** START **
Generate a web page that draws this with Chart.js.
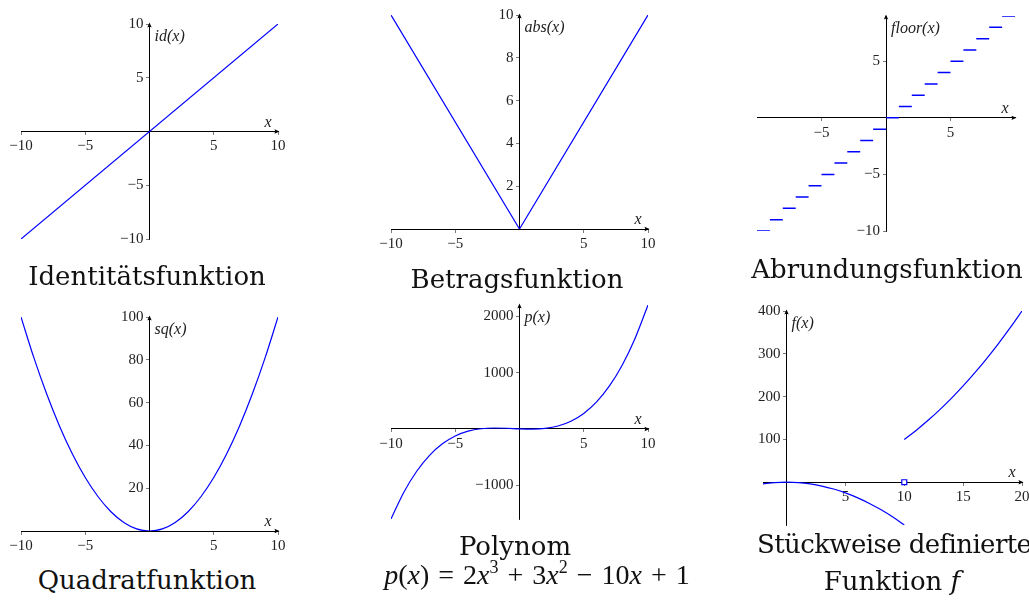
<!DOCTYPE html>
<html>
<head>
<meta charset="utf-8">
<script src="https://cdn.jsdelivr.net/npm/chart.js@4.4.1/dist/chart.umd.min.js"></script>
<style>
    html, body { margin: 0; padding: 0; background: #fff; overflow: hidden; }
    body { width: 1029px; height: 601px; position: relative; }
    canvas { position: absolute; }
    .title {
        position: absolute; width: 400px; text-align: center; white-space: nowrap;
        font-family: 'DejaVu Serif', serif; font-size: 26px; line-height: 26px; color: #111;
    }
    .formula { font-family: 'Liberation Serif', serif; font-size: 28px; line-height: 28px; word-spacing: 2px; }
    .formula sup { font-size: 18px; line-height: 0; position: relative; top: -1px; }
</style>
</head>
<body>
<canvas id="idChart" width="305" height="263" style="left:-3px;top:0px"></canvas>
<canvas id="absChart" width="305" height="262" style="left:367px;top:-9px"></canvas>
<canvas id="floorChart" width="306" height="263" style="left:733px;top:-8px"></canvas>
<canvas id="sqChart" width="305" height="262" style="left:-3px;top:293px"></canvas>
<canvas id="polyChart" width="305" height="262" style="left:367px;top:281px"></canvas>
<canvas id="pieceChart" width="307" height="262" style="left:739px;top:287px"></canvas>

<div class="title" style="left:-53px;top:263px">Identitätsfunktion</div>
<div class="title" style="left:317px;top:266px">Betragsfunktion</div>
<div class="title" style="left:687px;top:256px">Abrundungsfunktion</div>
<div class="title" style="left:-53px;top:567px">Quadratfunktion</div>
<div class="title" style="left:315px;top:533px">Polynom</div>
<div class="title formula" style="left:337px;top:561px"><i>p</i>(<i>x</i>) = 2<i>x</i><sup>3</sup> + 3<i>x</i><sup>2</sup> − 10<i>x</i> + 1</div>
<div class="title" style="left:757px;top:531px;width:auto;text-align:left;letter-spacing:-0.6px">Stückweise definierte</div>
<div class="title" style="left:692px;top:568px">Funktion <i>f</i></div>

<script>
// Values
const idX = [-10, 10];
const idY = [-10, 10];

const absX = [-10, 0, 10];
const absY = [10, 0, 10];

const floorStart = [-10, -9, -8, -7, -6, -5, -4, -3, -2, -1, 0, 1, 2, 3, 4, 5, 6, 7, 8, 9];
const floorEnd   = [-9, -8, -7, -6, -5, -4, -3, -2, -1, 0, 1, 2, 3, 4, 5, 6, 7, 8, 9, 10];
const floorY     = [-10, -9, -8, -7, -6, -5, -4, -3, -2, -1, 0, 1, 2, 3, 4, 5, 6, 7, 8, 9];

const sqX = [-10, -9, -8, -7, -6, -5, -4, -3, -2, -1, 0, 1, 2, 3, 4, 5, 6, 7, 8, 9, 10];
const sqY = [100, 81, 64, 49, 36, 25, 16, 9, 4, 1, 0, 1, 4, 9, 16, 25, 36, 49, 64, 81, 100];

const polyX = [-10, -9, -8, -7, -6, -5, -4, -3, -2, -1, 0, 1, 2, 3, 4, 5, 6, 7, 8, 9, 10];
const polyY = [-1599, -1124, -751, -468, -263, -124, -39, 4, 17, 12, 1, -4, 9, 52, 137, 276, 481, 764, 1137, 1612, 2201];

const lowX = [-2, -1, 0, 1, 2, 3, 4, 5, 6, 7, 8, 9, 10];
const lowY = [-4, -1, 0, -1, -4, -9, -16, -25, -36, -49, -64, -81, -100];
const highX = [10, 11, 12, 13, 14, 15, 16, 17, 18, 19, 20];
const highY = [100, 121, 144, 169, 196, 225, 256, 289, 324, 361, 400];
const markX = [10];
const markY = [0];

// Tick labels
const ticksX10 = [-10, -5, 5, 10];
const ticksId = [-10, -5, 5, 10];
const ticksAbs = [2, 4, 6, 8, 10];
const ticksFloorX = [-5, 5];
const ticksFloorY = [-10, -5, 5];
const ticksSq = [20, 40, 60, 80, 100];
const ticksPoly = [-1000, 1000, 2000];
const ticksPieceX = [5, 10, 15, 20];
const ticksPieceY = [100, 200, 300, 400];

const BLUE = '#0000ff';

function fmt(v) {
    return v < 0 ? '\u2212' + Math.abs(v) : String(v);
}

function pairs(xs, ys) {
    return xs.map((x, i) => ({x: x, y: ys[i]}));
}

function drawArrow(ctx, x, y, angle) {
    ctx.save();
    ctx.translate(x, y);
    ctx.rotate(angle);
    ctx.beginPath();
    ctx.moveTo(1.5, 0);
    ctx.lineTo(-3.5, -2.2);
    ctx.quadraticCurveTo(-2, 0, -3.5, 2.2);
    ctx.closePath();
    ctx.fill();
    ctx.restore();
}

// arrow heads and axis names
const axisDeco = {
    id: 'axisDeco',
    afterDraw(chart, args, opts) {
        const {ctx, chartArea} = chart;
        const ox = chart.scales.x.getPixelForValue(0);
        const oy = chart.scales.y.getPixelForValue(0);
        ctx.save();
        ctx.fillStyle = '#000';
        drawArrow(ctx, chartArea.right, oy, 0);
        drawArrow(ctx, ox, chartArea.top, -Math.PI / 2);
        ctx.fillStyle = '#222';
        ctx.font = 'italic 16px "Liberation Serif"';
        ctx.textBaseline = 'middle';
        ctx.textAlign = 'center';
        ctx.fillText(opts.xLabel, chartArea.right - 10, oy - 9);
        ctx.textAlign = 'left';
        ctx.fillText(opts.yLabel, ox + 5, chartArea.top + 13);
        ctx.restore();
    }
};

function axisOptions(min, max, tickValues, pos, isY) {
    return {
        type: 'linear',
        min: min,
        max: max,
        position: pos,
        afterBuildTicks: scale => { scale.ticks = tickValues.map(v => ({value: v})); },
        grid: {drawOnChartArea: false, drawTicks: true, tickLength: 3, color: '#444', lineWidth: 0.7},
        border: {display: true, color: '#000', width: 1},
        ticks: {
            padding: 3,
            color: '#222',
            autoSkip: false,
            maxRotation: 0,
            font: {family: 'Liberation Serif', size: 15},
            callback: v => isY ? fmt(v) + '\u2009\u2009' : fmt(v)
        }
    };
}

function makePlot(id, datasets, xr, yr, xLabel, yLabel) {
    const ctx = document.getElementById(id)?.getContext('2d');
    if (!ctx) return;
    new Chart(ctx, {
        type: 'scatter',
        data: {datasets: datasets},
        options: {
            responsive: false,
            animation: false,
            layout: {padding: 24},
            plugins: {
                legend: {display: false},
                tooltip: {enabled: false},
                axisDeco: {xLabel: xLabel, yLabel: yLabel}
            },
            scales: {
                x: axisOptions(xr[0], xr[1], xr[2], {y: 0}, false),
                y: axisOptions(yr[0], yr[1], yr[2], {x: 0}, true)
            }
        },
        plugins: [axisDeco]
    });
}

function curve(xs, ys, smooth) {
    return {
        data: pairs(xs, ys),
        showLine: true,
        borderColor: BLUE,
        borderWidth: 1.2,
        pointRadius: 0,
        cubicInterpolationMode: smooth ? 'monotone' : 'default',
        tension: 0,
        spanGaps: false
    };
}

function floorData() {
    const pts = [];
    floorY.forEach((v, i) => {
        pts.push({x: floorStart[i], y: v});
        pts.push({x: floorEnd[i], y: v});
        pts.push({x: floorEnd[i], y: null});
    });
    return pts;
}

makePlot('idChart', [curve(idX, idY, false)], [-10, 10, ticksX10], [-10, 10, ticksId], 'x', 'id(x)');
makePlot('absChart', [curve(absX, absY, false)], [-10, 10, ticksX10], [0, 10, ticksAbs], 'x', 'abs(x)');
makePlot('floorChart', [{
    data: floorData(), showLine: true, borderColor: BLUE, borderWidth: 1.5, pointRadius: 0, spanGaps: false
}], [-10, 10, ticksFloorX], [-10, 9, ticksFloorY], 'x', 'floor(x)');
makePlot('sqChart', [curve(sqX, sqY, true)], [-10, 10, ticksX10], [0, 100, ticksSq], 'x', 'sq(x)');
makePlot('polyChart', [curve(polyX, polyY, true)], [-10, 10, ticksX10], [-1599, 2201, ticksPoly], 'x', 'p(x)');
makePlot('pieceChart', [
    curve(lowX, lowY, true),
    curve(highX, highY, true),
    {
        data: pairs(markX, markY), showLine: false, pointStyle: 'rect', pointRadius: 3.5,
        borderColor: BLUE, borderWidth: 1.2, backgroundColor: '#fff'
    }
], [-2, 20, ticksPieceX], [-100, 400, ticksPieceY], 'x', 'f(x)');
</script>
</body>
</html>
** END **
● **Problem to solve**
Your task is to restate word for word the lines from the top of the data to the line containing "const absY = [10, 0, 10];", both ends included, with every picture left out.

● **Final answer**
Generate a web page that draws this with Chart.js.
<!DOCTYPE html>
<html>
<head>
<meta charset="utf-8">
<script src="https://cdn.jsdelivr.net/npm/chart.js@4.4.1/dist/chart.umd.min.js"></script>
<style>
    html, body { margin: 0; padding: 0; background: #fff; overflow: hidden; }
    body { width: 1029px; height: 601px; position: relative; }
    canvas { position: absolute; }
    .title {
        position: absolute; width: 400px; text-align: center; white-space: nowrap;
        font-family: 'DejaVu Serif', serif; font-size: 26px; line-height: 26px; color: #111;
    }
    .formula { font-family: 'Liberation Serif', serif; font-size: 28px; line-height: 28px; word-spacing: 2px; }
    .formula sup { font-size: 18px; line-height: 0; position: relative; top: -1px; }
</style>
</head>
<body>
<canvas id="idChart" width="305" height="263" style="left:-3px;top:0px"></canvas>
<canvas id="absChart" width="305" height="262" style="left:367px;top:-9px"></canvas>
<canvas id="floorChart" width="306" height="263" style="left:733px;top:-8px"></canvas>
<canvas id="sqChart" width="305" height="262" style="left:-3px;top:293px"></canvas>
<canvas id="polyChart" width="305" height="262" style="left:367px;top:281px"></canvas>
<canvas id="pieceChart" width="307" height="262" style="left:739px;top:287px"></canvas>

<div class="title" style="left:-53px;top:263px">Identitätsfunktion</div>
<div class="title" style="left:317px;top:266px">Betragsfunktion</div>
<div class="title" style="left:687px;top:256px">Abrundungsfunktion</div>
<div class="title" style="left:-53px;top:567px">Quadratfunktion</div>
<div class="title" style="left:315px;top:533px">Polynom</div>
<div class="title formula" style="left:337px;top:561px"><i>p</i>(<i>x</i>) = 2<i>x</i><sup>3</sup> + 3<i>x</i><sup>2</sup> − 10<i>x</i> + 1</div>
<div class="title" style="left:757px;top:531px;width:auto;text-align:left;letter-spacing:-0.6px">Stückweise definierte</div>
<div class="title" style="left:692px;top:568px">Funktion <i>f</i></div>

<script>
// Values
const idX = [-10, 10];
const idY = [-10, 10];

const absX = [-10, 0, 10];
const absY = [10, 0, 10];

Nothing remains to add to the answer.